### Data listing

=====

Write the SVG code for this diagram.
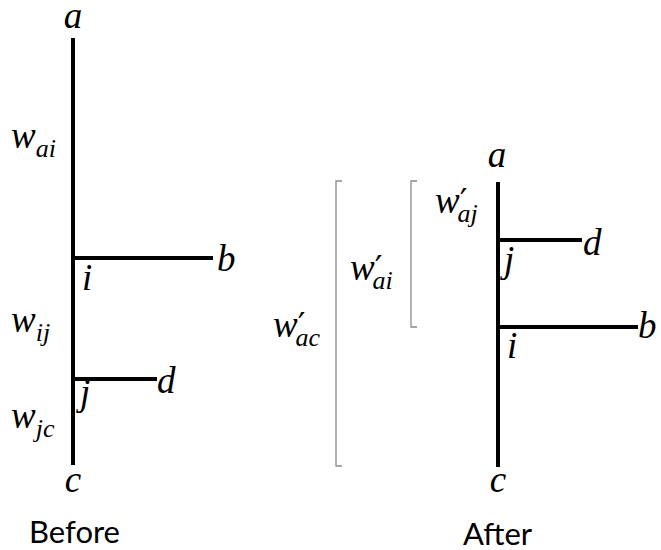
<svg xmlns="http://www.w3.org/2000/svg" width="661" height="550" viewBox="0 0 661 550">
<style>
.edge{stroke:#000;stroke-width:4;fill:none;stroke-linecap:butt}
.br{stroke:#8a8a8a;stroke-width:1.3;fill:none}
text.m{font-family:"Liberation Serif","Times New Roman",serif;font-style:italic;font-size:37px;fill:#000}
tspan.s{font-size:26px}
tspan.p{font-family:"DejaVu Sans",sans-serif;font-style:normal;font-size:34px}
text.cap{font-family:Lato,"Open Sans",sans-serif;font-size:31px;fill:#000}
</style>
<rect width="661" height="550" fill="#fff"/>
<g id="connectors">
<line class="edge" x1="73" y1="38" x2="73" y2="465"/>
<line class="edge" x1="73" y1="258" x2="213" y2="258"/>
<line class="edge" x1="73" y1="379" x2="157" y2="379"/>
<line class="edge" x1="498" y1="182" x2="498" y2="467"/>
<line class="edge" x1="498" y1="240" x2="582" y2="240"/>
<line class="edge" x1="498" y1="327" x2="638" y2="327"/>
</g>
<g id="brackets">
<polyline class="br" points="342,181 336,181 336,466 342,466"/>
<polyline class="br" points="417,181 411,181 411,327 417,327"/>
</g>
<g id="before-nodes">
<g id="before-a"><text class="m" x="73" y="28" text-anchor="middle">a</text></g>
<g id="before-b"><text class="m" x="217" y="271">b</text></g>
<g id="before-i"><text class="m" x="82" y="290">i</text></g>
<g id="before-d"><text class="m" x="157" y="393">d</text></g>
<g id="before-j"><text class="m" x="80" y="405">j</text></g>
<g id="before-c"><text class="m" x="73" y="492" text-anchor="middle">c</text></g>
<g id="w-ai"><text class="m" x="11" y="148">w<tspan class="s" dy="9">ai</tspan></text></g>
<g id="w-ij"><text class="m" x="11" y="332">w<tspan class="s" dy="9">ij</tspan></text></g>
<g id="w-jc"><text class="m" x="11" y="428">w<tspan class="s" dy="9">jc</tspan></text></g>
<g id="label-before"><text class="cap" x="29" y="543">Before</text></g>
</g>
<g id="after-nodes">
<g id="after-a"><text class="m" x="497" y="167" text-anchor="middle">a</text></g>
<g id="after-d"><text class="m" x="583" y="255">d</text></g>
<g id="after-j"><text class="m" x="504" y="272">j</text></g>
<g id="after-b"><text class="m" x="638" y="338">b</text></g>
<g id="after-i"><text class="m" x="507" y="358">i</text></g>
<g id="after-c"><text class="m" x="498" y="492" text-anchor="middle">c</text></g>
<g id="wp-aj"><text class="m" x="435" y="213">w<tspan class="p" dx="0" dy="0">′</tspan><tspan class="s" dx="-10" dy="9">aj</tspan></text></g>
<g id="wp-ai"><text class="m" x="350" y="280">w<tspan class="p" dx="0" dy="0">′</tspan><tspan class="s" dx="-10" dy="9">ai</tspan></text></g>
<g id="wp-ac"><text class="m" x="273" y="337">w<tspan class="p" dx="0" dy="0">′</tspan><tspan class="s" dx="-10" dy="9">ac</tspan></text></g>
<g id="label-after"><text class="cap" x="463" y="545">After</text></g>
</g>
</svg>
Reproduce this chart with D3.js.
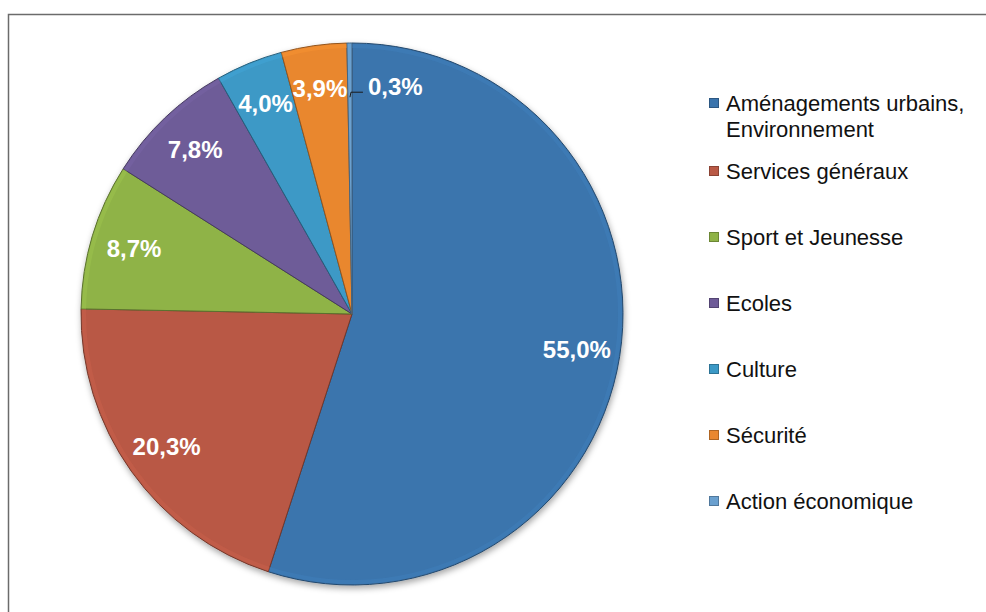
<!DOCTYPE html>
<html>
<head>
<meta charset="utf-8">
<script src="https://cdn.jsdelivr.net/npm/d3@7"></script>
<style>
  html, body { margin: 0; padding: 0; background: #fff; }
  svg { display: block; font-family: "Liberation Sans", Arial, sans-serif; }
</style>
</head>
<body>
<div id="chart"></div>
<script>
// data
const categories = ["Aménagements urbains, Environnement", "Services généraux", "Sport et Jeunesse",
    "Ecoles", "Culture", "Sécurité", "Action économique"];
const legendLines = [["Aménagements urbains,", "Environnement"], ["Services généraux"], ["Sport et Jeunesse"],
    ["Ecoles"], ["Culture"], ["Sécurité"], ["Action économique"]];
const values = [55.0, 20.3, 8.7, 7.8, 4.0, 3.9, 0.3];
const labels = ["55,0%", "20,3%", "8,7%", "7,8%", "4,0%", "3,9%", "0,3%"];
const colors = ["#3a74ad", "#b95945", "#8fb347", "#6e5b98", "#3c99c6", "#e9872f", "#6aa0cf"];

const width = 986, height = 612;
const cx = 352, cy = 314, radius = 271;

const svg = d3.select("#chart").append("svg")
    .attr("width", width)
    .attr("height", height);

// frame (only top and left edges visible)
svg.append("rect")
    .attr("x", 8.5).attr("y", 14.5)
    .attr("width", width).attr("height", height)
    .attr("fill", "none")
    .attr("stroke", "#6b6b6b")
    .attr("stroke-width", 1.5);

const defs = svg.append("defs");
const shadow = defs.append("filter").attr("id", "shadow")
    .attr("x", "-10%").attr("y", "-10%").attr("width", "120%").attr("height", "120%");
shadow.append("feDropShadow")
    .attr("dx", 1).attr("dy", 3).attr("stdDeviation", 3)
    .attr("flood-color", "#000").attr("flood-opacity", 0.35);

const pie = d3.pie().sort(null).value(d => d);
const arcs = pie(values);

const arc = d3.arc().innerRadius(0).outerRadius(radius);
const labelArc = d3.arc().innerRadius(radius * 0.84).outerRadius(radius * 0.84);
const leaderArc = d3.arc().innerRadius(radius * 0.8).outerRadius(radius * 0.8);

const g = svg.append("g").attr("transform", `translate(${cx},${cy})`);

g.append("g")
    .attr("filter", "url(#shadow)")
    .selectAll("path")
    .data(arcs)
    .enter().append("path")
    .attr("d", arc)
    .attr("fill", (d, i) => colors[i])
    .attr("stroke", (d, i) => d3.color(colors[i]).darker(1.3))
    .attr("stroke-width", 1)
    .attr("stroke-linejoin", "round");

// light bevel on the outer rim
const rim = d3.arc().innerRadius(radius - 5).outerRadius(radius - 1);
g.append("g")
    .selectAll("path")
    .data(arcs.filter(d => d.endAngle - d.startAngle > 0.05))
    .enter().append("path")
    .attr("d", rim)
    .attr("fill", (d, i) => d3.color(colors[d.index]).brighter(0.35))
    .attr("opacity", 0.35);

// labels inside slices
const big = arcs.filter(d => d.value >= 1);
g.append("g")
    .selectAll("text")
    .data(big)
    .enter().append("text")
    .attr("transform", d => `translate(${labelArc.centroid(d)})`)
    .attr("text-anchor", "middle")
    .attr("dy", "0.36em")
    .attr("fill", "#fff")
    .attr("font-weight", "bold")
    .attr("font-size", 24)
    .text(d => labels[d.index]);

// small slice label with leader line
const small = arcs.filter(d => d.value < 1);
small.forEach(d => {
    const p = leaderArc.centroid(d);
    g.append("path")
        .attr("d", `M${p[0]},${p[1]}L${p[0] + 1},${p[1] - 5}L${p[0] + 13},${p[1] - 5}`)
        .attr("fill", "none")
        .attr("stroke", "#1a1a1a")
        .attr("stroke-width", 1);
    g.append("text")
        .attr("x", p[0] + 18)
        .attr("y", p[1] - 11)
        .attr("dy", "0.36em")
        .attr("fill", "#fff")
        .attr("font-weight", "bold")
        .attr("font-size", 24)
        .text(labels[d.index]);
});

// legend
const legendX = 709;
const restY = d3.scalePoint()
    .domain(categories.slice(1))
    .range([171, 501]);
const rowY = (c, i) => i === 0 ? 103 : restY(c);

const legend = svg.append("g");
const items = legend.selectAll("g")
    .data(categories)
    .enter().append("g")
    .attr("transform", (c, i) => `translate(${legendX},${rowY(c, i)})`);

items.append("rect")
    .attr("x", 0.5).attr("y", -4.5)
    .attr("width", 9).attr("height", 9)
    .attr("fill", (c, i) => colors[i])
    .attr("stroke", (c, i) => d3.color(colors[i]).darker(0.8))
    .attr("stroke-width", 1);

items.append("text")
    .attr("x", 17)
    .attr("fill", "#111")
    .attr("font-size", 22)
    .selectAll("tspan")
    .data((c, i) => legendLines[i])
    .enter().append("tspan")
    .attr("x", 17)
    .attr("y", (t, j) => j * 26)
    .attr("dy", "0.36em")
    .text(t => t);
</script>
</body>
</html>
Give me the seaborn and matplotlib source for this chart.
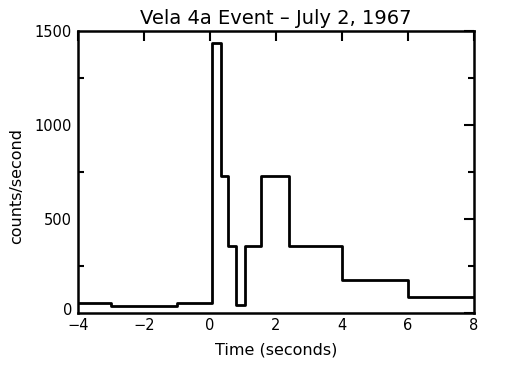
import matplotlib
matplotlib.use("Agg")
import matplotlib.pyplot as plt
import matplotlib.transforms as mtransforms
import seaborn as sns

# Step edges (seconds) and count rates for each bin
edges = [-4.0, -3.0, -1.0, 0.06, 0.34, 0.54, 0.78, 1.08, 1.55, 2.4, 4.0, 6.0, 8.0]
rates = [53, 37, 53, 1436, 729, 357, 41, 357, 729, 357, 176, 85]

title = "Vela 4a Event \u2013 July 2, 1967"
xticks = [-4, -2, 0, 2, 4, 6, 8]
yticks = [0, 500, 1000, 1500]

sns.set_style("white")
plt.rcParams['font.family'] = ['DejaVu Sans']
plt.rcParams['text.color'] = 'black'
plt.rcParams['axes.labelcolor'] = 'black'
plt.rcParams['xtick.color'] = 'black'
plt.rcParams['ytick.color'] = 'black'

fig = plt.figure(figsize=(5.23, 3.74), dpi=100)
ax = fig.add_axes([0.1486, 0.1639, 0.9063 - 0.1486, 0.9171 - 0.1639])

sns.lineplot(x=edges, y=rates + [rates[-1]], drawstyle='steps-post',
             color='black', linewidth=2, ax=ax)

ax.set_xlim(-4, 8)
ax.set_ylim(0, 1500)
ax.set_xticks(xticks)
ax.set_yticks(yticks)
ax.set_yticks([250, 750, 1250], minor=True)
ax.set_xticklabels([str(t).replace('-', '\u2212') for t in xticks])

ax.tick_params(axis='both', which='major', direction='in', length=7, width=1.5,
               top=True, right=True, labelsize=10.5, pad=4)
ax.tick_params(axis='y', which='minor', direction='in', length=4, width=1.5,
               right=True, left=True)
for s in ax.spines.values():
    s.set_linewidth(1.8)
    s.set_color('black')

# lift the "0" label a little, as in the original
lbl0 = ax.get_yticklabels()[0]
lbl0.set_transform(lbl0.get_transform() +
                   mtransforms.ScaledTranslation(0, 4 / 100, fig.dpi_scale_trans))

ax.set_xlabel("Time (seconds)", fontsize=11.5, labelpad=7)
ax.set_ylabel("counts/second", fontsize=11.5)
ax.yaxis.set_label_coords(-0.136, 0.45)
ax.set_title(title, fontsize=14, pad=5)

fig.savefig("out.png", dpi=100)
plt.close(fig)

=====

### YOUR OBJECTIVE
Every line from the one with "Give me the" through the last line of the material gets printed exactly, and nothing more. Omit the pictures.

### EXERCISE OUTPUT
Give me the seaborn and matplotlib source for this chart.
import matplotlib
matplotlib.use("Agg")
import matplotlib.pyplot as plt
import matplotlib.transforms as mtransforms
import seaborn as sns

# Step edges (seconds) and count rates for each bin
edges = [-4.0, -3.0, -1.0, 0.06, 0.34, 0.54, 0.78, 1.08, 1.55, 2.4, 4.0, 6.0, 8.0]
rates = [53, 37, 53, 1436, 729, 357, 41, 357, 729, 357, 176, 85]

title = "Vela 4a Event \u2013 July 2, 1967"
xticks = [-4, -2, 0, 2, 4, 6, 8]
yticks = [0, 500, 1000, 1500]

sns.set_style("white")
plt.rcParams['font.family'] = ['DejaVu Sans']
plt.rcParams['text.color'] = 'black'
plt.rcParams['axes.labelcolor'] = 'black'
plt.rcParams['xtick.color'] = 'black'
plt.rcParams['ytick.color'] = 'black'

fig = plt.figure(figsize=(5.23, 3.74), dpi=100)
ax = fig.add_axes([0.1486, 0.1639, 0.9063 - 0.1486, 0.9171 - 0.1639])

sns.lineplot(x=edges, y=rates + [rates[-1]], drawstyle='steps-post',
             color='black', linewidth=2, ax=ax)

ax.set_xlim(-4, 8)
ax.set_ylim(0, 1500)
ax.set_xticks(xticks)
ax.set_yticks(yticks)
ax.set_yticks([250, 750, 1250], minor=True)
ax.set_xticklabels([str(t).replace('-', '\u2212') for t in xticks])

ax.tick_params(axis='both', which='major', direction='in', length=7, width=1.5,
               top=True, right=True, labelsize=10.5, pad=4)
ax.tick_params(axis='y', which='minor', direction='in', length=4, width=1.5,
               right=True, left=True)
for s in ax.spines.values():
    s.set_linewidth(1.8)
    s.set_color('black')

# lift the "0" label a little, as in the original
lbl0 = ax.get_yticklabels()[0]
lbl0.set_transform(lbl0.get_transform() +
                   mtransforms.ScaledTranslation(0, 4 / 100, fig.dpi_scale_trans))

ax.set_xlabel("Time (seconds)", fontsize=11.5, labelpad=7)
ax.set_ylabel("counts/second", fontsize=11.5)
ax.yaxis.set_label_coords(-0.136, 0.45)
ax.set_title(title, fontsize=14, pad=5)

fig.savefig("out.png", dpi=100)
plt.close(fig)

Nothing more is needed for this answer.